In 2009, its then deputy secretary general, Daud Abdullah, signed the Istanbul Declaration, which threatened violence against Israel supporters and British troops.
Because the government views it with suspicion, the MCB is now careful to sanitise its language. Even so, its current secretary-general, Shuja Shafi, found it impossible to say on the Today programme that scrawling "Free Gaza" on a synagogue was antisemitic.
Notwithstanding, the Board claims "it gets you nowhere if you only make peace with your friends". Really? Can we expect a historic Board rapprochement with Hamas? Or al Qaeda? Or Iran?
A clue to the Board's idiocy lies elsewhere in the joint statement, which condemns both antisemitism and "Islamophobia" as if these were equal forms of bigotry.

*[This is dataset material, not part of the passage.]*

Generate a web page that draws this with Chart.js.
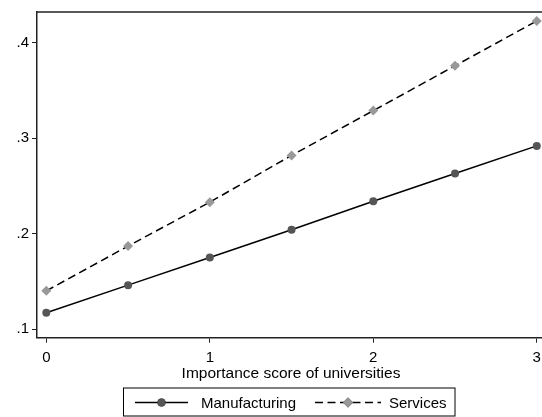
<!DOCTYPE html>
<html>
<head>
<meta charset="utf-8">
<script src="https://cdn.jsdelivr.net/npm/chart.js@4.4.1/dist/chart.umd.min.js"></script>
<style>
  html, body { margin: 0; padding: 0; background: #fff; overflow: hidden; }
  #wrap { width: 542px; height: 417px; position: relative; }
</style>
</head>
<body>
<div id="wrap"><canvas id="chart" width="542" height="417"></canvas></div>
<script>
// Predicted probability by importance score of universities
const scores = [0, 0.5, 1, 1.5, 2, 2.5, 3];
const manufacturing = [0.117, 0.146, 0.175, 0.204, 0.234, 0.263, 0.292];
const services = [0.140, 0.187, 0.233, 0.282, 0.329, 0.376, 0.423];
const xTicks = [0, 1, 2, 3];
const yTicks = [0.1, 0.2, 0.3, 0.4];
const yTickLabels = ['.1', '.2', '.3', '.4'];
const seriesNames = ['Manufacturing', 'Services'];
const xTitle = 'Importance score of universities';

const FONT = '"Liberation Sans", Arial, sans-serif';
const FONT_SIZE = 15;

const toPoints = (vals) => scores.map((x, i) => ({ x: x, y: vals[i] }));

// Outline on top of the plot region, axis title and boxed legend
const decorations = {
  id: 'decorations',
  afterDraw(chart) {
    const ctx = chart.ctx;
    const area = chart.chartArea;
    ctx.save();
    ctx.strokeStyle = '#222';
    ctx.lineWidth = 1.5;
    ctx.beginPath();
    ctx.moveTo(area.left - 0.75, area.top);
    ctx.lineTo(area.right + 2, area.top);
    ctx.stroke();

    ctx.fillStyle = '#000';
    ctx.font = '15.5px ' + FONT;
    ctx.textAlign = 'center';
    ctx.textBaseline = 'alphabetic';
    ctx.fillText(xTitle, 291, 377.5);

    // legend box
    ctx.font = FONT_SIZE + 'px ' + FONT;
    ctx.strokeStyle = '#000';
    ctx.lineWidth = 1;
    ctx.strokeRect(123.5, 388, 331.5, 28);

    const items = [
      { ds: chart.data.datasets[0], x0: 135, x1: 188, tx: 201 },
      { ds: chart.data.datasets[1], x0: 315, x1: 381, tx: 389 }
    ];
    const ly = 402.5;
    items.forEach((it) => {
      ctx.save();
      ctx.strokeStyle = it.ds.borderColor;
      ctx.lineWidth = it.ds.borderWidth;
      ctx.setLineDash(it.ds.borderDash || []);
      ctx.beginPath();
      ctx.moveTo(it.x0, ly);
      ctx.lineTo(it.x1, ly);
      ctx.stroke();
      ctx.restore();
      Chart.helpers.drawPoint(ctx, {
        pointStyle: it.ds.pointStyle,
        radius: it.ds.pointRadius,
        borderWidth: 0,
        rotation: 0
      }, (it.x0 + it.x1) / 2, ly);
      ctx.fillStyle = it.ds.pointBackgroundColor;
      ctx.fill();
      ctx.fillStyle = '#000';
      ctx.textAlign = 'left';
      ctx.textBaseline = 'alphabetic';
      ctx.fillText(it.ds.label, it.tx, 407.7);
    });
    ctx.restore();
  }
};

new Chart(document.getElementById('chart'), {
  type: 'line',
  data: {
    datasets: [
      {
        label: seriesNames[0],
        data: toPoints(manufacturing),
        borderColor: '#000',
        borderWidth: 1.5,
        pointStyle: 'circle',
        pointRadius: 4,
        pointBackgroundColor: '#555',
        pointBorderWidth: 0,
        clip: false
      },
      {
        label: seriesNames[1],
        data: toPoints(services),
        borderColor: '#000',
        borderWidth: 1.5,
        borderDash: [8, 4.5],
        pointStyle: 'rectRot',
        pointRadius: 5,
        pointBackgroundColor: '#999',
        pointBorderWidth: 0,
        clip: false
      }
    ]
  },
  plugins: [decorations],
  options: {
    responsive: false,
    animation: false,
    events: [],
    layout: { autoPadding: false, padding: { top: 10.7, right: 0, left: 0, bottom: 0 } },
    plugins: { legend: { display: false }, tooltip: { enabled: false } },
    scales: {
      x: {
        type: 'linear',
        min: -0.057,
        max: 3.032,
        afterBuildTicks: (s) => { s.ticks = xTicks.map((v) => ({ value: v })); },
        afterFit: (s) => { s.height = 79.3; s.paddingLeft = 0; s.paddingRight = 0; },
        ticks: {
          autoSkip: false,
          maxRotation: 0,
          padding: 6,
          color: '#000',
          font: { family: FONT, size: FONT_SIZE },
          callback: (v) => String(v)
        },
        grid: { drawOnChartArea: false, drawTicks: true, tickLength: 5, color: '#222', tickWidth: 1 },
        border: { display: true, color: '#222', width: 1.5 }
      },
      y: {
        type: 'linear',
        min: 0.0909,
        max: 0.4324,
        afterBuildTicks: (s) => { s.ticks = yTicks.map((v) => ({ value: v })); },
        afterFit: (s) => { s.width = 37; },
        ticks: {
          autoSkip: false,
          padding: 3,
          color: '#000',
          font: { family: FONT, size: FONT_SIZE },
          callback: (v) => {
            const i = yTicks.findIndex((t) => Math.abs(t - v) < 1e-9);
            return i >= 0 ? yTickLabels[i] : '';
          }
        },
        grid: { drawOnChartArea: false, drawTicks: true, tickLength: 5, color: '#222', tickWidth: 1 },
        border: { display: true, color: '#222', width: 1.5 }
      }
    }
  }
});
</script>
</body>
</html>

This is a terrible error. While antisemitism is a true prejudice for which there can never be a shred of rational justification, "Islamophobia" is a catch-all phrase used to demonise anyone who makes a legitimate criticism of Islam or Muslims.
So while there may be some who unreasonably hate all Muslims, those who warn about the Islamic jihad or condemn Muslim attacks on women and girls or freedom of speech are condemned as "Islamophobic" to silence such criticism.
Those who point out the virulent antisemitism in Muslim societies are similarly branded. And because the Jewish leadership is desperate to appease Muslims, it is - astoundingly - silent about Muslim antisemitism. Instead, it, too, demonises those who warn against Islamic extremism as "right-wingers" or "Islamophobes".
The Board's spokesman has ludicrously insisted it is right to oppose "Islamophobia" because "racism is racism". It would appear that the Board doesn't even understand that Islam is not a race but a religion.
The Jewish leadership has now invested legitimate criticism of Islam with a status equivalent to the most hateful prejudice in the world. It has thus helped silence criticism of threatening Islamic behaviour and made all in Britain more vulnerable to attack.
Similarly, by awarding a kitemark of respectability to the MCB, it has undermined all who struggle to defend Britain against Islamic extremism. A Muslim academic, Mohammed al Husseini, has expressed his sense of betrayal at the Board's "collaboration" with the MCB.
All decent people, Jews and non-Jews - including truly anti-jihadi Muslims - need to stand shoulder to shoulder against Islamic extremism. Instead, the UK's Jewish leadership has breached the defences and strengthened the foe.